Grid Worldwide, in association with a number of other companies, launched its #HopeJoanna campaign on Freedom Day (Friday, 27 April) highlighting the highs and lows of the past 30 years in an effort to convey a message of hope and a sense of optimism to all South Africans. In the words of Clinton Bridgeford, ECD at Grid Worldwide, it is a reminder to all South Africans that our hard-won freedom needs to be cherished and built on.
“It’s a movement that was initiated and funded by a number of companies who have come together around the objective of lifting our collective moral and inspire a feeling of hope,” explains Bridgeford. As the campaign wasn’t commissioned by a client, they’ve had a very limited budget to work off, so they hope more sponsors will come on board so that they can keep the campaign alive and funded for the rest of the year.
The campaign is really a social movement, drawing on Eddy Grant’s Hope Jo’anna adapted using Zolani Mahola's (from Freshlyground) vocals in an electro-house style.
Here, Bridgeford tells us more about it, what they mean by the pay-off line: “When We Have Hope, We Have Everything” and why this is “a case of fiction and life blurring in dramatic fashion”…
We believe that part of what makes it special is the intention to inspire as opposed to selling something. It’s not every day (in advertising) you get to help lift the collective conscience and mood of your country.
What is the key message? Explain the pay-off line, "When We Have Hope, We Have Everything.”
We South Africans have always found a way to overcome insurmountable challenges; we have the will and ability to overcome the recent social and political challenges. All we need is to believe in one another; we need to give each other hope.
Comment on the music aspect and how it adds to portraying this message.
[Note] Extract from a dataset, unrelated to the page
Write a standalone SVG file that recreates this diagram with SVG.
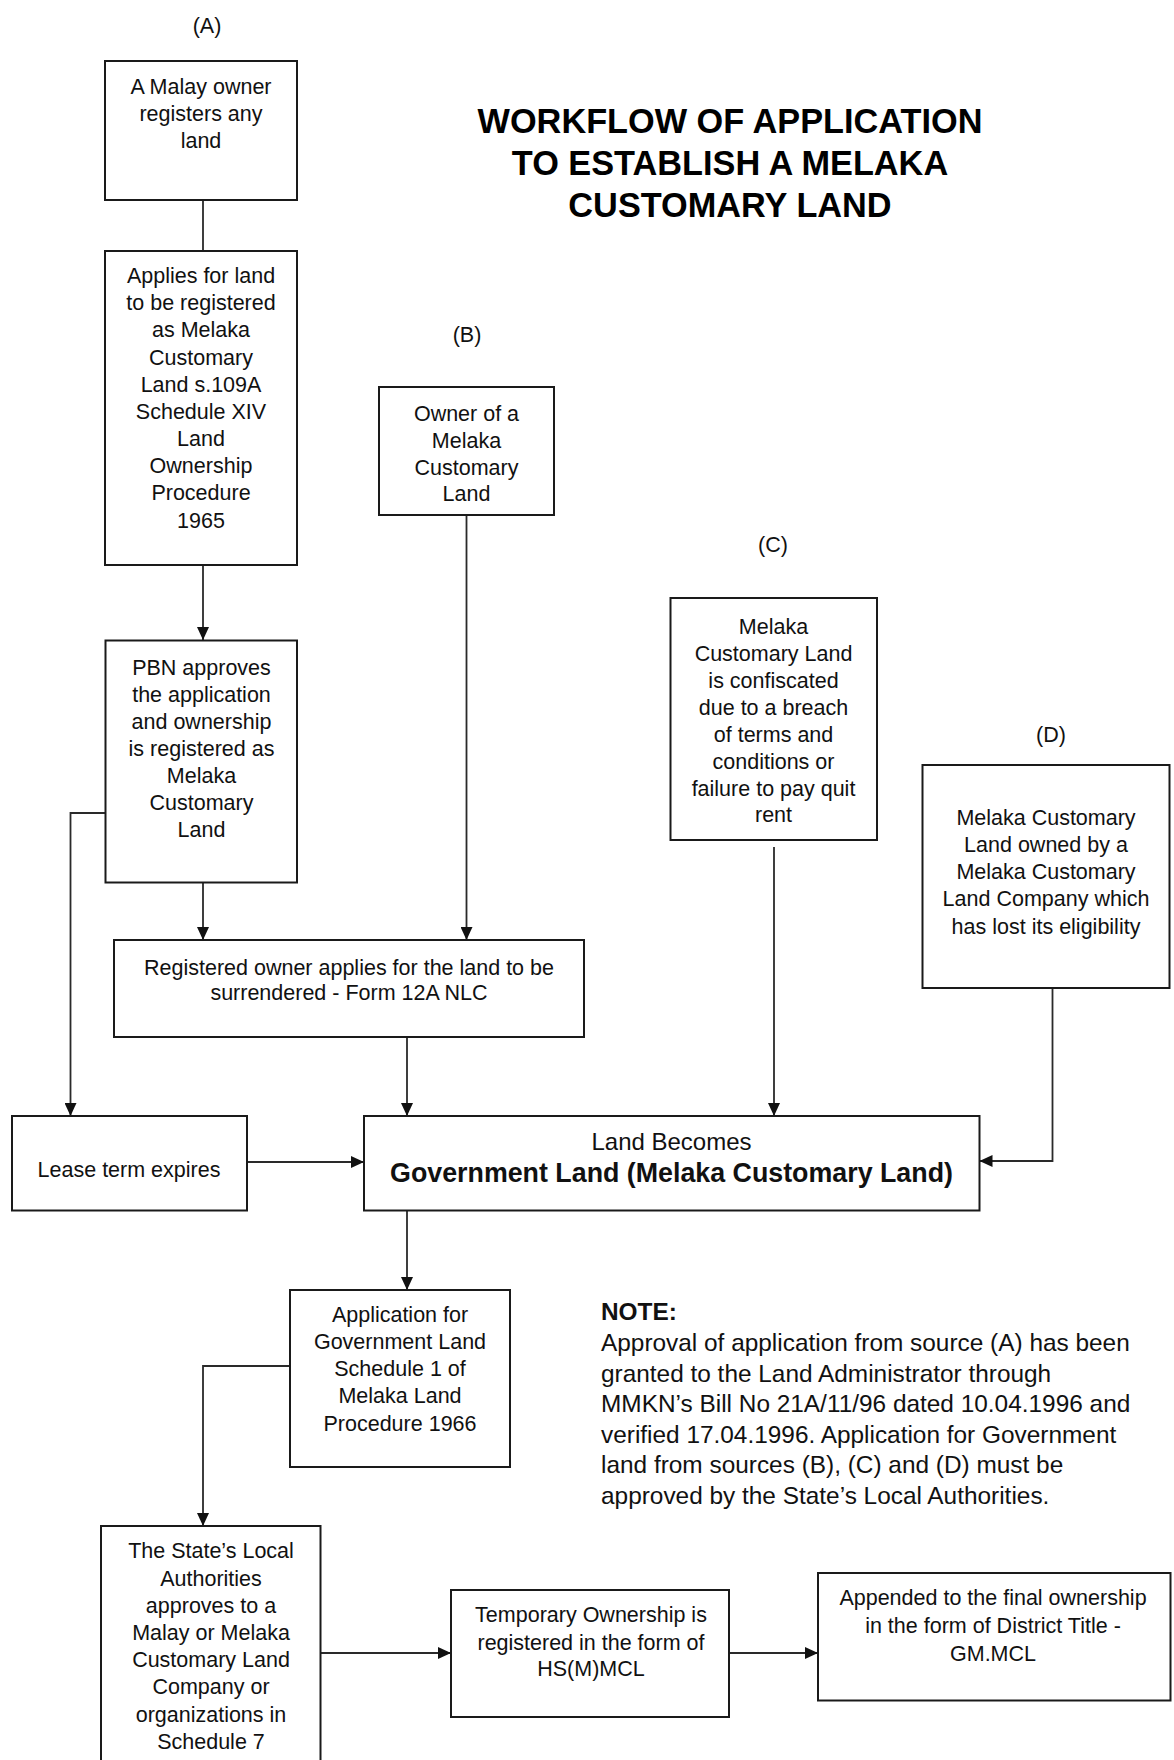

Something that really struck us was just how poignant the lyrics of Eddy Grants Hope Jo’anna are today. In many ways, they are more appropriate in 2018 than they were in 1988. We believe that the song carries a lot of residual memory of the time in which it was created and reminds SA just how far we have come, which mirrored the visual treatment of the TV spot. It was felt, though, that the song needed to be reproduced to be more in line with current South African musical tastes. Freshlyground, DJ Zion and Rob Roy also helped add their own layers of support and gravitas to the message.
In the release it was written: “What is fascinating about this piece of work is that even as it was being made, South Africa was going through a key moment of socio-political high drama. Here was a case of fiction and life blurring in dramatic fashion.” Please elaborate.
We started the campaign at the height of the state capture reports and groundswell movements by all South Africans to bring it to an end. It was also a time where the leadership of the country was in question and in flux.
Why did you decide to go the TVC route? What other platforms/mediums have you used?
We are using all traditional media, social media and digital platforms, but the TV spot always has a unique ability to convey a message in a very emotive and engaging manner.
What makes this campaign innovative/disruptive?
Its message, intention and honest reflection of our recent past.
What is the desired result and what has the response been so far?
We are hoping to spark debate and encourage South Africans to share their stories and messages of hope.
The new song Hope Jo’anna will be released commercially in the next two weeks, followed by an integrated print and tactical campaign.